▶ Source material
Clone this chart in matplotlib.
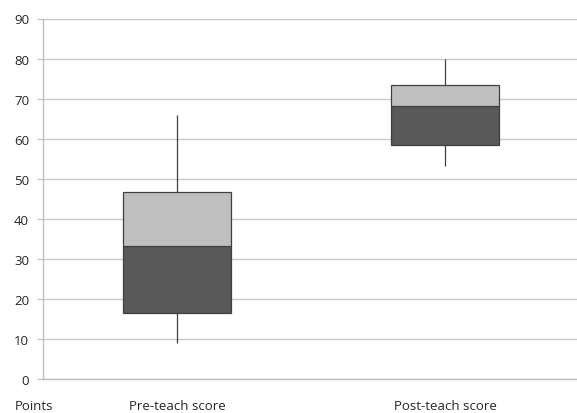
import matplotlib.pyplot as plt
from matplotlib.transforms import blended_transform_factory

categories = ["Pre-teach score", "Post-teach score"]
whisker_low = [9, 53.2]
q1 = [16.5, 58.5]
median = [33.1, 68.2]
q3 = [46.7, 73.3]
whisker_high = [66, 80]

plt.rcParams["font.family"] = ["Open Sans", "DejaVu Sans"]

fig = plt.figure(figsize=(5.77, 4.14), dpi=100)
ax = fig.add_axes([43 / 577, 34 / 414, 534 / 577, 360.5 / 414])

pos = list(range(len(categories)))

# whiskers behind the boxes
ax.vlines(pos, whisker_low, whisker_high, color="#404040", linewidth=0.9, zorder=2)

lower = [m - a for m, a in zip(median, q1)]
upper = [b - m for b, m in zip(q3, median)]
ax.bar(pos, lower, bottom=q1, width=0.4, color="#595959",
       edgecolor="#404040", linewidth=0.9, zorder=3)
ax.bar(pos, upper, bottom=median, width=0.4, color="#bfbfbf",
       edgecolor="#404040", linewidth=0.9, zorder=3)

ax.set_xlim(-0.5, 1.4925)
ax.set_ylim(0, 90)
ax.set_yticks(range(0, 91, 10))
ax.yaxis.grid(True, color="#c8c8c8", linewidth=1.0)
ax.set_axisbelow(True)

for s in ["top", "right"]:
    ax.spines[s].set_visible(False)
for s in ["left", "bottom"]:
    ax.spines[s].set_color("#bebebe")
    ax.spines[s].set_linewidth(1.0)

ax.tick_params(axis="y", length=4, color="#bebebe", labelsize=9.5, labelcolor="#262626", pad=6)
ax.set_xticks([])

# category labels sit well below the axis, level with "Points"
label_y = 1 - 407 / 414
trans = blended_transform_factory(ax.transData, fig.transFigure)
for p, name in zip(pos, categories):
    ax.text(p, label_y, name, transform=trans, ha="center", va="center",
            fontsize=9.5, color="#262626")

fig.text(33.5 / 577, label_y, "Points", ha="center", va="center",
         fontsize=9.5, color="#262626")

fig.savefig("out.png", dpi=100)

▶ Problem to solve
Everything from the first line to the line with "ax.spines[s].set_linewidth(1.0)" must be repeated exactly, and nothing else. Leave the pictures out.

▶ Solution for this task
Clone this chart in matplotlib.
import matplotlib.pyplot as plt
from matplotlib.transforms import blended_transform_factory

categories = ["Pre-teach score", "Post-teach score"]
whisker_low = [9, 53.2]
q1 = [16.5, 58.5]
median = [33.1, 68.2]
q3 = [46.7, 73.3]
whisker_high = [66, 80]

plt.rcParams["font.family"] = ["Open Sans", "DejaVu Sans"]

fig = plt.figure(figsize=(5.77, 4.14), dpi=100)
ax = fig.add_axes([43 / 577, 34 / 414, 534 / 577, 360.5 / 414])

pos = list(range(len(categories)))

# whiskers behind the boxes
ax.vlines(pos, whisker_low, whisker_high, color="#404040", linewidth=0.9, zorder=2)

lower = [m - a for m, a in zip(median, q1)]
upper = [b - m for b, m in zip(q3, median)]
ax.bar(pos, lower, bottom=q1, width=0.4, color="#595959",
       edgecolor="#404040", linewidth=0.9, zorder=3)
ax.bar(pos, upper, bottom=median, width=0.4, color="#bfbfbf",
       edgecolor="#404040", linewidth=0.9, zorder=3)

ax.set_xlim(-0.5, 1.4925)
ax.set_ylim(0, 90)
ax.set_yticks(range(0, 91, 10))
ax.yaxis.grid(True, color="#c8c8c8", linewidth=1.0)
ax.set_axisbelow(True)

for s in ["top", "right"]:
    ax.spines[s].set_visible(False)
for s in ["left", "bottom"]:
    ax.spines[s].set_color("#bebebe")
    ax.spines[s].set_linewidth(1.0)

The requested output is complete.